Árias e corais com textos escritos para a peça comentam passagens e fazem, de certa forma, o papel de uma pregação cantada. A música foi feita para ser tocada na Igreja Luterana. É parte da liturgia da Paixão. A comunidade que ouve a Paixão sabe que festejará, em poucos dias, a ressurreição de Cristo. A música de Bach sabe disso.
Com o caráter retórico que caracteriza a música vocal do barroco, Bach move o ouvinte para a interiorização dos significados da Paixão e da espera da Páscoa.
Não numa interpretação pessoal -descabida na ótica de um artista do barroco-, mas dentro do quadro da visão luterana, que é aquela em que Bach se movimenta.
Assim, a peça não é um drama litúrgico, propriamente dito. Não tem um final dramático, mas um suave e recolhido apelo pela volta de Jesus. A música não se pretende como uma experiência completa. Apela para a continuidade do ano litúrgico e, evidentemente, da vida. Fora da sala.
Os instrumentos antigos -flautas de madeira, cordas de tripa, de sonoridade menos potente-, o coro pequeno e as vozes sem impostação lírica da interpretação do Collegium fazem soar tudo isso. Tudo tem um som de madeira. Não há mesmo nenhum instrumento de metal. Nem os tubos do órgão. As vozes, mesmo as solistas, soam com a fragilidade de uma voz que diríamos comum. Apenas que está cantando. Não há prodígios. Há gente fazendo música.
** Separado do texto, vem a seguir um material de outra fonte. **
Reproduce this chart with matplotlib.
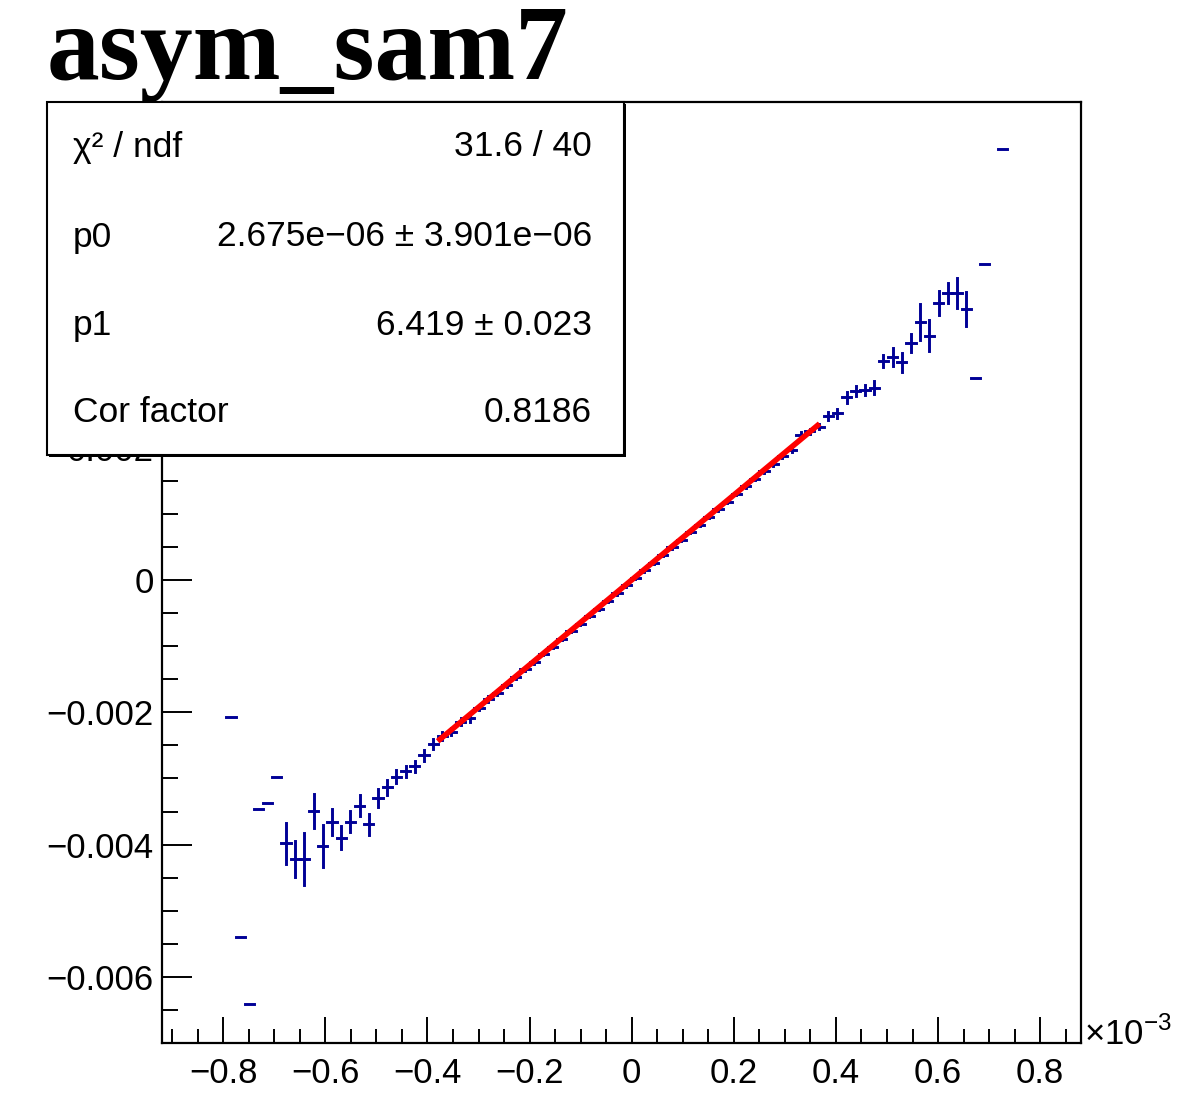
import matplotlib
matplotlib.use('Agg')
import matplotlib.pyplot as plt
import numpy as np
from matplotlib.ticker import FixedLocator, FuncFormatter
from matplotlib.patches import Rectangle

plt.rcParams['font.family'] = ['Liberation Sans', 'DejaVu Sans']
plt.rcParams['mathtext.fontset'] = 'custom'
plt.rcParams['mathtext.rm'] = 'Liberation Sans'
plt.rcParams['axes.unicode_minus'] = True

# ---------------- data (x in units of 1e-3) ----------------
x_centers = [
    -0.785, -0.767, -0.749, -0.731, -0.713, -0.695, -0.677, -0.659, -0.641, -0.623,
    -0.605, -0.587, -0.569, -0.551, -0.533, -0.515, -0.497, -0.479, -0.461, -0.443,
    -0.425, -0.407, -0.389, -0.371, -0.353, -0.335, -0.317, -0.299, -0.281, -0.263,
    -0.245, -0.227, -0.209, -0.191, -0.173, -0.155, -0.137, -0.119, -0.101, -0.083,
    -0.065, -0.047, -0.029, -0.011, 0.007, 0.025, 0.043, 0.061, 0.079, 0.097,
    0.115, 0.133, 0.151, 0.169, 0.187, 0.205, 0.223, 0.241, 0.259, 0.277,
    0.295, 0.313, 0.331, 0.349, 0.367, 0.385, 0.403, 0.421, 0.439, 0.457,
    0.475, 0.493, 0.511, 0.529, 0.547, 0.565, 0.583, 0.601, 0.619, 0.637,
    0.655, 0.673, 0.691, 0.727,
]
y_means = [
    -0.002076, -0.005394, -0.006409, -0.003455, -0.003374, -0.002970, -0.003980, -0.004217, -0.004217, -0.003489,
    -0.004020, -0.003652, -0.003894, -0.003652, -0.003409, -0.003692, -0.003288, -0.003136, -0.002970, -0.002894,
    -0.002818, -0.002652, -0.002480, -0.002364, -0.002290, -0.002140, -0.002090, -0.001930, -0.001800, -0.001700,
    -0.001580, -0.001470, -0.001350, -0.001240, -0.001120, -0.001010, -0.000885, -0.000770, -0.000660, -0.000540,
    -0.000430, -0.000310, -0.000200, -0.000080, 0.000030, 0.000150, 0.000265, 0.000380, 0.000495, 0.000610,
    0.000725, 0.000840, 0.000955, 0.001070, 0.001185, 0.001300, 0.001420, 0.001530, 0.001650, 0.001760,
    0.001880, 0.001960, 0.002200, 0.002250, 0.002318, 0.002485, 0.002520, 0.002762, 0.002864, 0.002874,
    0.002909, 0.003311, 0.003368, 0.003292, 0.003580, 0.003898, 0.003697, 0.004186, 0.004344, 0.004344,
    0.004102, 0.003050, 0.004783, 0.006526,
]
y_errors = [
    0.0, 0.0, 0.0, 0.0, 0.0, 0.0, 0.000314, 0.000277, 0.000398, 0.000258,
    0.000318, 0.000197, 0.000177, 0.000156, 0.000156, 0.000156, 0.000136, 0.000120, 0.000100, 0.000080,
    0.000080, 0.000090, 0.000075, 0.000060, 0.000050, 0.000050, 0.000050, 0.000040, 0.000040, 0.000030,
    0.000030, 0.000030, 0.000030, 0.000030, 0.000020, 0.000020, 0.000020, 0.000020, 0.000020, 0.000020,
    0.000020, 0.000020, 0.000020, 0.000020, 0.000020, 0.000020, 0.000020, 0.000020, 0.000020, 0.000020,
    0.000020, 0.000020, 0.000020, 0.000020, 0.000020, 0.000020, 0.000020, 0.000020, 0.000030, 0.000030,
    0.000030, 0.000030, 0.000040, 0.000040, 0.000040, 0.000060, 0.000075, 0.000090, 0.000075, 0.000075,
    0.000100, 0.000090, 0.000136, 0.000147, 0.000136, 0.000273, 0.000235, 0.000182, 0.000152, 0.000227,
    0.000253, 0.0, 0.0, 0.0,
]
bin_half_width = 0.009

fit_p0 = 2.675e-06
fit_p1 = 6.419
fit_range = [-0.38, 0.368]

stats_labels = ["\u03c7\u00b2 / ndf", "p0", "p1", "Cor factor"]
stats_values = ["31.6 / 40", "2.675e\u221206 \u00b1 3.901e\u221206", "6.419 \u00b1 0.023", "0.8186"]

x_ticks = [-0.8, -0.6, -0.4, -0.2, 0.0, 0.2, 0.4, 0.6, 0.8]
y_ticks = [-0.006, -0.004, -0.002, 0.0, 0.002]

title = "asym_sam7"

# ---------------- figure ----------------
W, H = 1198, 1112
fig = plt.figure(figsize=(W / 100, H / 100), dpi=100)
ax = fig.add_axes([162 / W, 1 - 1043 / H, (1081 - 162) / W, (1043 - 102) / H])

eb = ax.errorbar(x_centers, y_means, xerr=bin_half_width, yerr=y_errors, fmt='none',
                 ecolor='#000096', elinewidth=2.1, capsize=0, zorder=2)
for lc in eb[2]:
    lc.set_capstyle('projecting')

xf = np.linspace(fit_range[0], fit_range[1], 300)
ax.plot(xf, fit_p0 + fit_p1 * xf * 1e-3, color='#ff0000', lw=4.0, zorder=3,
        solid_capstyle='butt')

ax.set_xlim(-0.92, 0.88)
ax.set_ylim(-0.007, 0.00723)

def fmt_x(v, pos):
    if abs(v) < 1e-9:
        return "0"
    return f"{v:.1f}".replace("-", "\u2212")

def fmt_y(v, pos):
    if abs(v) < 1e-12:
        return "0"
    return f"{v:.3f}".replace("-", "\u2212")

ax.xaxis.set_major_locator(FixedLocator(x_ticks))
ax.xaxis.set_minor_locator(FixedLocator(np.arange(-0.90, 0.88, 0.05)))
ax.yaxis.set_major_locator(FixedLocator(y_ticks))
ax.yaxis.set_minor_locator(FixedLocator(np.arange(-0.0070, 0.0072, 0.0005)))
ax.xaxis.set_major_formatter(FuncFormatter(fmt_x))
ax.yaxis.set_major_formatter(FuncFormatter(fmt_y))

ax.tick_params(axis='x', which='major', direction='in', length=19, width=1.4,
               labelsize=25, pad=10, top=False)
ax.tick_params(axis='x', which='minor', direction='in', length=10, width=1.4, top=False)
ax.tick_params(axis='y', which='major', direction='in', length=21.5, width=1.4,
               labelsize=25, pad=6, right=False)
ax.tick_params(axis='y', which='minor', direction='in', length=11.5, width=1.4, right=False)
for s in ax.spines.values():
    s.set_linewidth(1.6)

# x10^-3 multiplier
fig.text(1084 / W, 1 - 1045 / H, r"$\times10^{-3}$", fontsize=25, ha='left', va='baseline')

# title
fig.text(47 / W, 1 - 79 / H, title, fontsize=76, fontweight='bold',
         family=['Liberation Serif', 'DejaVu Serif'], ha='left', va='baseline')

# stats box
bx0, bx1, by0, by1 = 47, 624, 102, 455
shadow = Rectangle(((bx0 + 2) / W, 1 - (by1 + 2) / H), (bx1 - bx0) / W, (by1 - by0) / H,
                   transform=fig.transFigure, facecolor='black', edgecolor='black', lw=0, zorder=9)
fig.add_artist(shadow)
box = Rectangle((bx0 / W, 1 - by1 / H), (bx1 - bx0) / W, (by1 - by0) / H,
                transform=fig.transFigure, facecolor='white', edgecolor='black', lw=1.5, zorder=10)
fig.add_artist(box)
row_y = [147, 237, 325, 413]
for lab, val, ry in zip(stats_labels, stats_values, row_y):
    fig.text(73 / W, 1 - ry / H, lab, fontsize=25.5, ha='left', va='center', zorder=11)
    fig.text(592 / W, 1 - ry / H, val, fontsize=25.5, ha='right', va='center', zorder=11)

fig.savefig('out.png', dpi=100)
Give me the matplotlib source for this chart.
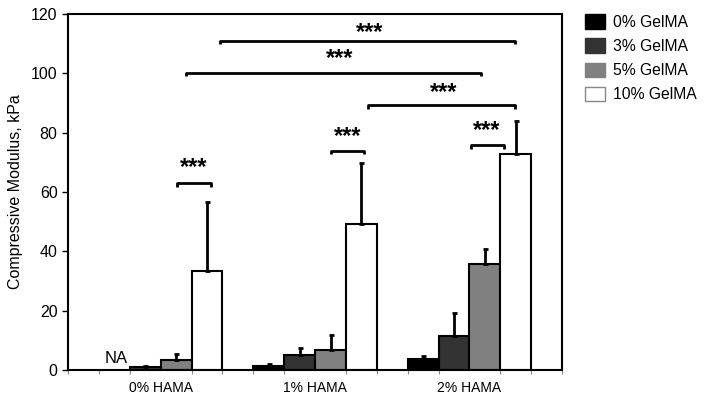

O coro, propriamente dito, soa assustadoramente claro e preciso. Movimentando-se numa gama de amplitude restrita, não há nunca as explosões em fortíssimo que outras versões da Paixão exploram. A palavra guia toda a interpretação.
Até a preocupação com a dicção leva a resultados imprevistos, como o caráter percussivo da repetição da frase "Bist Du Nicht" nas várias entradas das vozes do coro.
Werreweghe rege mesmo como maestro de coro, mais do que de orquestra. Seus gestos são de maestro de coro. Às vezes chega a esquecer a batuta entre o polegar e a palma da mão para usar os dedos, cacoete de quem normalmente rege só com as mãos.
Dá para, com algum esforço, imaginar-se em uma igreja luterana da Alemanha do 18. Até com a colaboração do barítono Jonathan Brown, que, terminada sua parte, humana e comunitariamente dormiu, sentado a um canto do palco.